We have run the race with perseverance, and we have fulfilled our calling. With have lived fully into our ordination. Thanks be to God.
If this were a movie, we could roll the credits, collect a few Oscars, and gather at the wine bar to celebrate.
But this is not a movie. A central part of why we existed has, plain and simple, changed dramatically and, frankly, far more quickly than most of us dared to dream even five years ago.
And all of that, which is to be celebrated wildly, also leaves us in a far different cultural and even ecclesiastical context than we were in eight years ago.
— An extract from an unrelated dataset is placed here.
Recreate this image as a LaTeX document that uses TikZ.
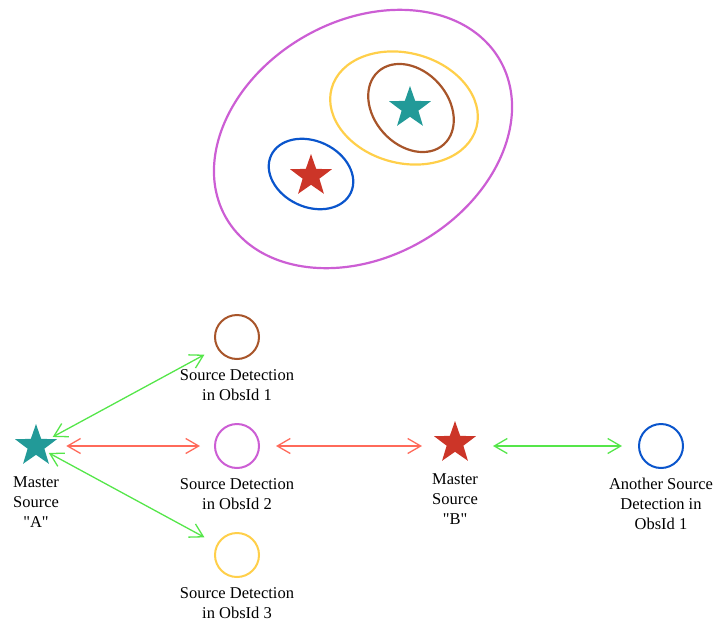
\documentclass[tikz,border=0pt]{standalone}
\usepackage{fontspec}
\setmainfont{Liberation Serif}
\usetikzlibrary{positioning, arrows.meta, shapes.geometric}

\definecolor{cgreen}{HTML}{55E64A}
\definecolor{cred}{HTML}{FF6A5A}
\definecolor{cbrown}{HTML}{A8552A}
\definecolor{cmagenta}{HTML}{CC5ED4}
\definecolor{cyellow}{HTML}{FFCF4A}
\definecolor{cblue}{HTML}{0A55CC}
\definecolor{cteal}{HTML}{229A98}
\definecolor{cstarred}{HTML}{CC3528}

\begin{document}
\begin{tikzpicture}[
  x=1pt, y=1pt,
  node distance=9pt and 10pt,
  mstar/.style={star, star points=5, star point ratio=2.5, minimum size=44pt, inner sep=0pt, draw=none},
  det/.style={circle, draw, line width=2pt, minimum size=44pt, inner sep=0pt},
  lbl/.style={align=center, inner sep=0pt, font=\fontsize{16.5}{20}\selectfont},
  ring/.style={line width=2.2pt},
  link/.style={{Straight Barb[length=13pt,width=15pt]}-{Straight Barb[length=13pt,width=15pt]}, line width=1.3pt}
]
  \useasboundingbox (0,0) rectangle (717,-621);

  % sky picture
  \draw[ring, cmagenta] (363,-139) ellipse[x radius=158, y radius=118, rotate=30];
  \draw[ring, cyellow] (404,-108) ellipse[x radius=75, y radius=55, rotate=-15];
  \draw[ring, cbrown] (411,-108) ellipse[x radius=49, y radius=37, rotate=-48];
  \draw[ring, cblue] (311,-174) ellipse[x radius=44, y radius=33, rotate=-25];
  \node[mstar, fill=cteal] (skyA) at (410,-108) {};
  \node[mstar, fill=cstarred] (skyB) at (311,-176) {};

  % matching graph
  \node[mstar, fill=cteal] (srcA) at (36,-446) {};
  \node[det, draw=cbrown] (obs1) at (237,-337) {};
  \node[det, draw=cmagenta] (obs2) at (237,-446) {};
  \node[det, draw=cyellow] (obs3) at (237,-555) {};
  \node[mstar, fill=cstarred] (srcB) at (455,-443) {};
  \node[det, draw=cblue] (other) at (661,-446) {};

  \node[lbl, below=21pt of srcA] (labA) {Master\\Source\\\textquotedbl A\textquotedbl};
  \node[lbl, below=of obs1] (lab1) {Source Detection\\in ObsId 1};
  \node[lbl, below=of obs2] (lab2) {Source Detection\\in ObsId 2};
  \node[lbl, below=of obs3] (lab3) {Source Detection\\in ObsId 3};
  \node[lbl, below=21pt of srcB] (labB) {Master\\Source\\\textquotedbl B\textquotedbl};
  \node[lbl, below=of other] (labO) {Another Source\\Detection in\\ObsId 1};

  \draw[link, cgreen, shorten <=4pt, shorten >=14pt] (srcA) -- (obs1);
  \draw[link, cred, shorten <=18pt, shorten >=14pt] (srcA) -- (obs2);
  \draw[link, cgreen, shorten <=4pt, shorten >=14pt] (srcA) -- (obs3);
  \draw[link, cred, shorten <=16pt, shorten >=33pt] (obs2) -- (obs2 -| srcB);
  \draw[link, cgreen, shorten <=38pt, shorten >=16pt] (other -| srcB) -- (other);
\end{tikzpicture}
\end{document}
It leaves us facing, as a community and as individual leaders within it, the fundamental questions of ordination.
If our ordination – our calling to help transform church and culture – has been fulfilled, do we have a new calling?
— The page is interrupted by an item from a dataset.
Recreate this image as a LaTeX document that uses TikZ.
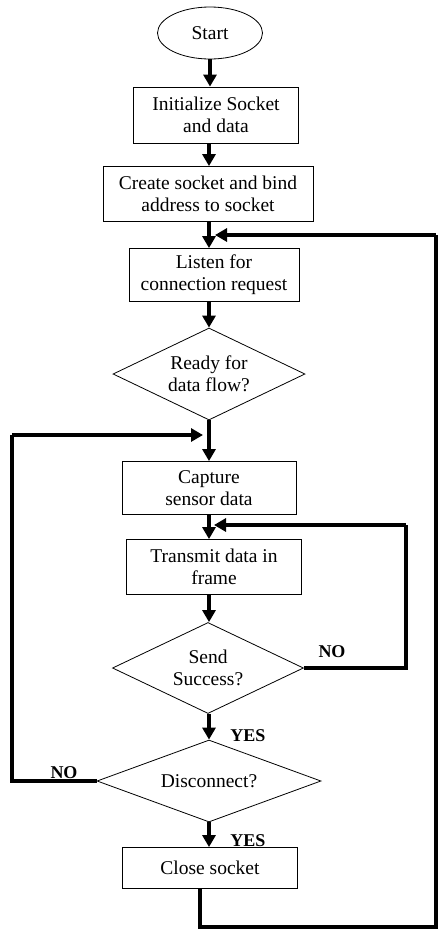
\documentclass[tikz,border=0pt]{standalone}
\usepackage{fontspec}
\setmainfont{Liberation Serif}
\usetikzlibrary{shapes.geometric,arrows.meta}
\begin{document}
\begin{tikzpicture}[x=1pt,y=-1pt,
  every node/.style={font=\fontsize{19.5}{22}\selectfont},
  procbox/.style={draw,line width=0.8pt,inner sep=0pt,align=center},
  decbox/.style={draw,diamond,line width=0.8pt,inner sep=0pt,align=center,shape aspect=2.1},
  termbox/.style={draw,ellipse,line width=0.8pt,inner sep=0pt},
  flow/.style={line width=4pt,-{Triangle[width=13pt,length=12pt]}},
  loopline/.style={line width=4pt},
  lbl/.style={font=\fontsize{18}{18}\selectfont\bfseries}]
\useasboundingbox (0,0) rectangle (439,930);
\node[termbox,minimum width=105pt,minimum height=52pt] (start) at (210,33) {Start};
\node[procbox,minimum width=165pt,minimum height=56pt] (init) at (216,115) {Initialize Socket\\and data};
\node[procbox,minimum width=210pt,minimum height=55pt] (create) at (208,194) {Create socket and bind\\address to socket};
\node[procbox,minimum width=170pt,minimum height=53pt] (listen) at (214,275) {Listen for\\connection request};
\node[decbox,minimum width=192pt,minimum height=92pt] (ready) at (209,374) {Ready for\\data flow?};
\node[procbox,minimum width=174pt,minimum height=53pt] (capture) at (209,488) {Capture\\sensor data};
\node[procbox,minimum width=175pt,minimum height=55pt] (transmit) at (214,567) {Transmit data in\\frame};
\node[decbox,minimum width=191pt,minimum height=91pt] (send) at (208,668) {Send\\Success?};
\node[decbox,minimum width=224pt,minimum height=82pt] (disc) at (209,781) {Disconnect?};
\node[procbox,minimum width=175pt,minimum height=41pt] (close) at (210,868) {Close socket};
% labels
\node[lbl] (no1) at (332,652) {NO};
\node[lbl] (yes1) at (248,736) {YES};
\node[lbl] (no2) at (64,773) {NO};
\node[lbl] (yes2) at (248,841) {YES};
% main column
\coordinate (col) at (209,0);
\draw[flow] (start) -- (start |- init.north);
\draw[flow] (init.south -| col) -- (create.north -| col);
\draw[flow] (create.south -| col) -- (listen.north -| col);
\draw[flow] (listen.south -| col) -- (ready.north -| col);
\draw[flow] (ready.south -| col) -- (capture.north -| col);
\draw[flow] (capture.south -| col) -- (transmit.north -| col);
\draw[flow] (transmit.south -| col) -- (send.north -| col);
\draw[flow] (send.south -| col) -- (disc.north -| col);
\draw[flow] (disc.south -| col) -- (close.north -| col);
% loops
\coordinate (a1) at (200,927);
\coordinate (a2) at (436,927);
\coordinate (a3) at (436,235);
\coordinate (a4) at (215,235);
\draw[loopline] (close.south -| a1) -- (a1) -- (a2) -- (a3);
\draw[flow] (a3) -- (a4);
\coordinate (b1) at (406,668);
\coordinate (b2) at (406,525);
\coordinate (b3) at (214,525);
\draw[loopline] (send.east) -- (b1) -- (b2);
\draw[flow] (b2) -- (b3);
\coordinate (d1) at (12,781);
\coordinate (d2) at (12,435);
\coordinate (d3) at (203,435);
\draw[loopline] (disc.west) -- (d1) -- (d2);
\draw[flow] (d2) -- (d3);
\end{tikzpicture}
\end{document}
If the answer is “no,” then how do we move with faithfulness, to a grace-filled ending of this ministry.
If yes – if we have a new ordination, a new calling – what is it precisely, and how do we begin to live into it with grace, and with excitement, transformative passion, energy, imagination and love?
Friends, I do not know the answers to these questions, but I do know three things:
First, we must ask them now, or time and circumstance will answer them for us in ways that we will not like.
Second, this is a grace-filled community in which love reigns and we will ask the questions well and hang together as we do.
Finally, and most essentially, God is with us as we ask these questions and will be with us we live into the answers no matter what those answers are.
At the beginning of this sermon, I asked “why raise this stuff on World Communion Sunday?” Well, what better day to think about the ordination of the congregation than the day when we celebrate the fact that we are surrounded by so great a cloud of witnesses, that we are part of something much larger than ourselves, and that we do this work of the people as a people fed always on the bread of life and the cup of salvation.
Let us pray.
O God our help in ages past, our hope for years to come, grant us the wisdom and the courage for the living of these days. Amen.